フェルスタッペンのペナルティにより、アルボンが4位、ラッセルが5位、ストロールが6位、ローソンが7位、ベアマンが8位、角田が9位となった。ローソンにはアロンソとの接触によるペナルティの可能性が残されていたため、角田がポイントを獲得するチャンスがあった。一方、アントネッリは最終的に10位でフィニッシュし、ペナルティを受けたフェルスタッペンは最下位に沈んだ。

レース後のアップデート:

スプリントレース終了後、3人のドライバーに異なる違反によるタイムペナルティが科された。アルボンは3つのセクターでECUが定める最低タイムを下回ったため、5秒のタイムペナルティを受け、ポイントを失うこととなった。ただし、路面コンディションを考慮し、危険行為とは認定されず、ペナルティポイントは付与されなかった。

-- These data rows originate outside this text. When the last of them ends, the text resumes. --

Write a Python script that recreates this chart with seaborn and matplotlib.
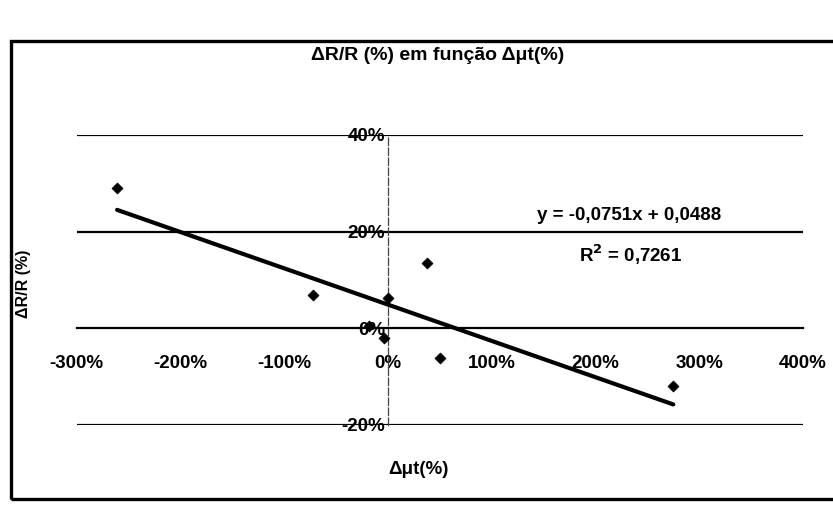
import matplotlib
matplotlib.use("Agg")
import matplotlib.pyplot as plt
from matplotlib.patches import Rectangle
from matplotlib.ticker import PercentFormatter, FixedLocator
import seaborn as sns
import pandas as pd

# Measured variations (as fractions)
delta_mut = [-2.61, -0.72, -0.18, -0.04, 0.00, 0.38, 0.50, 2.75]
delta_r = [0.290, 0.068, 0.004, -0.020, 0.062, 0.134, -0.062, -0.120]

# Linear trend reported on the chart
slope = -0.0751
intercept = 0.0488
r_squared = 0.7261

x_ticks = [-3, -2, -1, 0, 1, 2, 3, 4]
y_ticks = [-0.2, 0.0, 0.2, 0.4]

title = "ΔR/R (%) em função Δμt(%)"
x_label = "Δμt(%)"
y_label = "ΔR/R (%)"

sns.set_theme(style="white")
plt.rcParams["font.family"] = ["Liberation Sans Narrow", "Liberation Sans", "DejaVu Sans"]
plt.rcParams["font.weight"] = "bold"
plt.rcParams["text.color"] = "black"
plt.rcParams["xtick.color"] = "black"
plt.rcParams["ytick.color"] = "black"
plt.rcParams["axes.unicode_minus"] = False

df = pd.DataFrame({"x": delta_mut, "y": delta_r})
trend_x = [min(delta_mut), max(delta_mut)]
trend = pd.DataFrame({"x": trend_x,
                      "y": [slope * v + intercept for v in trend_x]})

fig = plt.figure(figsize=(8.33, 5.07), dpi=100)
ax = fig.add_axes([0.092, 0.162, 0.872, 0.572])

# horizontal gridlines
for yv in y_ticks:
    if yv != 0:
        ax.axhline(yv, color="black", lw=1.6, zorder=1)

sns.lineplot(data=trend, x="x", y="y", ax=ax, color="black", lw=3, zorder=3)
sns.scatterplot(data=df, x="x", y="y", ax=ax, marker="D", s=32,
                color="black", edgecolor="black", zorder=4)

ax.set_xlim(-3, 4)
ax.set_ylim(-0.2, 0.4)

for side in ["top", "right"]:
    ax.spines[side].set_visible(False)
ax.spines["left"].set_position(("data", 0))
ax.spines["bottom"].set_position(("data", 0))
ax.spines["left"].set_color("#444444")
ax.spines["left"].set_linewidth(0.9)
ax.spines["left"].set_linestyle((0, (6, 2)))
ax.spines["bottom"].set_color("black")
ax.spines["bottom"].set_linewidth(1.6)

ax.xaxis.set_major_locator(FixedLocator(x_ticks))
ax.yaxis.set_major_locator(FixedLocator(y_ticks))
ax.xaxis.set_major_formatter(PercentFormatter(1.0, decimals=0))
ax.yaxis.set_major_formatter(PercentFormatter(1.0, decimals=0))
ax.tick_params(axis="x", direction="out", length=5, width=1.2, color="black",
               labelsize=13.5, pad=14, labelcolor="black")
ax.tick_params(axis="y", length=0, labelsize=13.5, pad=2, labelcolor="black")
for lbl in ax.get_xticklabels() + ax.get_yticklabels():
    lbl.set_fontweight("bold")

ax.set_xlabel("")
ax.set_ylabel("")

# regression equation
ax.text(2.32, 0.234, "y = -0,0751x + 0,0488", ha="center", va="center",
        fontsize=13.5, fontweight="bold", color="black")
ax.text(2.34, 0.152, "R$^2$ = 0,7261", ha="center", va="center",
        fontsize=13.5, fontweight="bold", color="black")

fig.text(0.525, 0.89, title, ha="center", va="center",
         fontsize=14, fontweight="bold", color="black")
fig.text(0.502, 0.073, x_label, ha="center", va="center",
         fontsize=13.5, fontweight="bold", color="black")
fig.text(0.028, 0.44, y_label, ha="center", va="center", rotation=90,
         fontsize=11.5, fontweight="bold", color="black")

# chart frame
fig.patches.append(Rectangle((0.013, 0.015), 1.2, 0.905, transform=fig.transFigure,
                             fill=False, lw=2.4, ec="black"))

fig.savefig("out.png", dpi=100, facecolor="white")
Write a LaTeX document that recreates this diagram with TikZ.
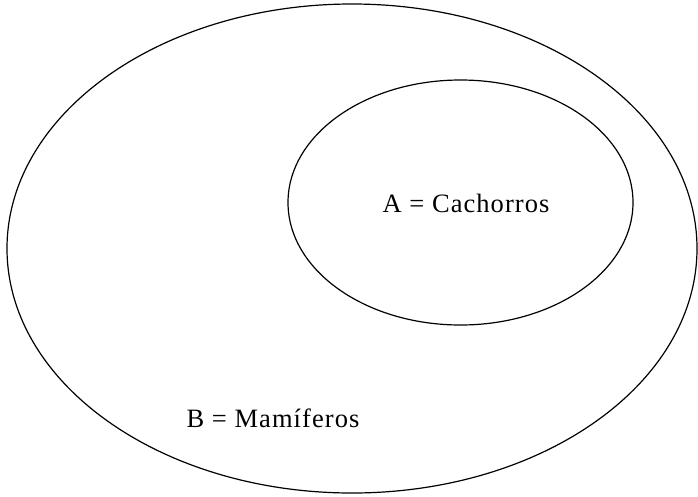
\documentclass[tikz,border=0pt]{standalone}
\usepackage{fontspec}
\setmainfont{Liberation Serif}[LetterSpace=4]
\usetikzlibrary{shapes.geometric}
\begin{document}
\begin{tikzpicture}[x=1pt,y=-1pt,
  setline/.style={draw=black, line width=1.2pt},
  lbl/.style={font=\fontsize{26.5}{30}\selectfont, inner sep=0pt, anchor=base}]
\useasboundingbox (0,0) rectangle (698,496);
\node[setline, ellipse, minimum width=690, minimum height=489, inner sep=0pt] (B) at (352,248.5) {};
\node[setline, ellipse, minimum width=345, minimum height=245, inner sep=0pt] (A) at (460.5,202.5) {};
\node[lbl] (la) at (466,212) {A = Cachorros};
\node[lbl] (lb) at (273,427) {B = Mamíferos};
\end{tikzpicture}
\end{document}
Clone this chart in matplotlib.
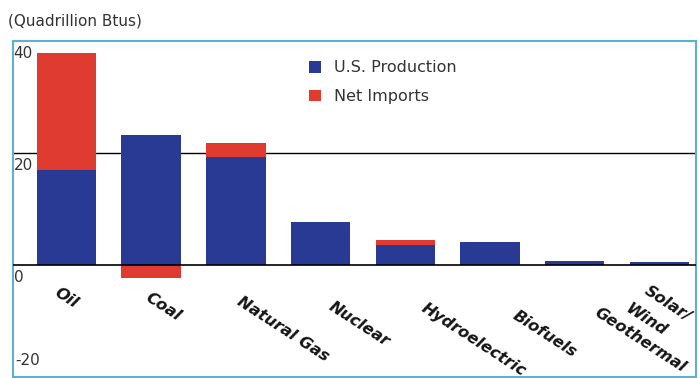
import numpy as np
import matplotlib.pyplot as plt

# Consumo de energia por fuente, en cuatrillones de Btu
fuentes = ['Oil', 'Coal', 'Natural Gas', 'Nuclear', 'Hydroelectric', 'Biofuels',
           'Solar/Wind', 'Geothermal']
produccion = [17.0, 23.2, 19.3, 7.7, 3.6, 4.1, 0.7, 0.5]
importaciones = [20.9, -2.3, 2.5, 0.0, 0.8, 0.0, 0.0, 0.0]
etiquetas_y = [40, 20, 0, -20]

azul = '#283a93'
rojo = '#e03b30'
borde = '#5fb0cc'

plt.rcParams['font.family'] = ['DejaVu Sans']

fig = plt.figure(figsize=(6.99, 3.78), dpi=100)
ax = fig.add_axes([13 / 699, 1 / 378, 683 / 699, 336 / 378])

x = np.arange(len(fuentes))
prod = np.array(produccion)
imp = np.array(importaciones)

ax.axhline(20, color='black', lw=1, zorder=1)
ax.bar(x, prod, width=0.7, color=azul, zorder=2, label='U.S. Production')
ax.bar(x, imp, width=0.7, bottom=np.where(imp > 0, prod, 0), color=rojo,
       zorder=2, label='Net Imports')
ax.axhline(0, color='black', lw=1.2, zorder=3)

ax.set_xlim(-0.63, 7.43)
ax.set_ylim(-20, 40)
ax.set_xticks([])
ax.set_yticks([])
for s in ax.spines.values():
    s.set_color(borde)
    s.set_linewidth(1.5)

# Etiquetas del eje y dentro del recuadro
for v in etiquetas_y:
    if v == -20:
        ax.text(0.003, v + 1.6, '-20', transform=ax.get_yaxis_transform(),
                ha='left', va='bottom', fontsize=11, color='#333333')
    else:
        ax.text(0.001, v - 0.9, str(v), transform=ax.get_yaxis_transform(),
                ha='left', va='top', fontsize=11, color='#333333')

# Nombres de las fuentes, inclinados debajo de cada barra
estilo = dict(rotation=-33, rotation_mode='anchor', ha='left', va='top',
              fontsize=11.5, fontweight='bold', fontstyle='oblique',
              color='#151515', clip_on=False)
bajada = [3.6, 4.4, 5.2, 6.0, 6.3, 7.6]
for i in range(6):
    ax.text(-0.08 + 1.082 * i, -bajada[i], fuentes[i], **estilo)
ax.text(6.88, -3.3, 'Solar/', **estilo)
ax.text(6.66, -6.4, 'Wind', **estilo)
ax.text(6.30, -7.2, 'Geothermal', **estilo)

fig.text(8 / 699, 1 - 21 / 378, '(Quadrillion Btus)', ha='left', va='center',
         fontsize=11, color='#333333')

ax.legend(loc='upper left', bbox_to_anchor=(0.412, 0.985), frameon=False,
          handlelength=0.75, handleheight=0.75, handletextpad=0.8,
          labelspacing=0.85, fontsize=11.5, labelcolor='#333333')

fig.savefig('out.png', dpi=100)
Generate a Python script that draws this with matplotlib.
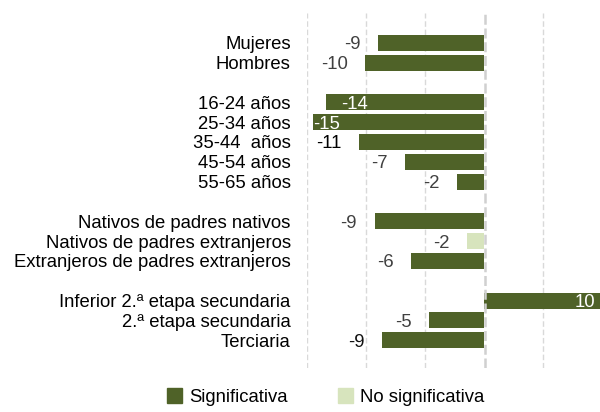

※ローソンもアロンソとの接触により5秒のタイムペナルティを科された。スチュワードは、コーナーでの接触において、ローソンのフロントアクスルがアロンソの前に出ていなかったと判断し、ドライビングガイドラインを満たしていないと結論付けた。サーキットの構造も判断に影響を与えた。ローソンにはスーパーライセンスに1点のペナルティポイントも追加された。

※ベアマンもまた、ハースがザウバーのニコ・ヒュルケンベルグの前にアンセーフリリースを行ったことで、5秒のタイムペナルティを受けた。

※ルクレールはクラッシュ後も損傷した車両で走行を続けたことで、厳重注意処分を受けた。

※これらのペナルティの結果により、アルボン、ローソン、ベアマンはポイント圏外となった。ラッセルが4位、ストロールが5位に繰り上がり、6位に角田、7位にアントネッリ、8位にはアルピーヌのピエール・ガスリーが滑り込む形となった。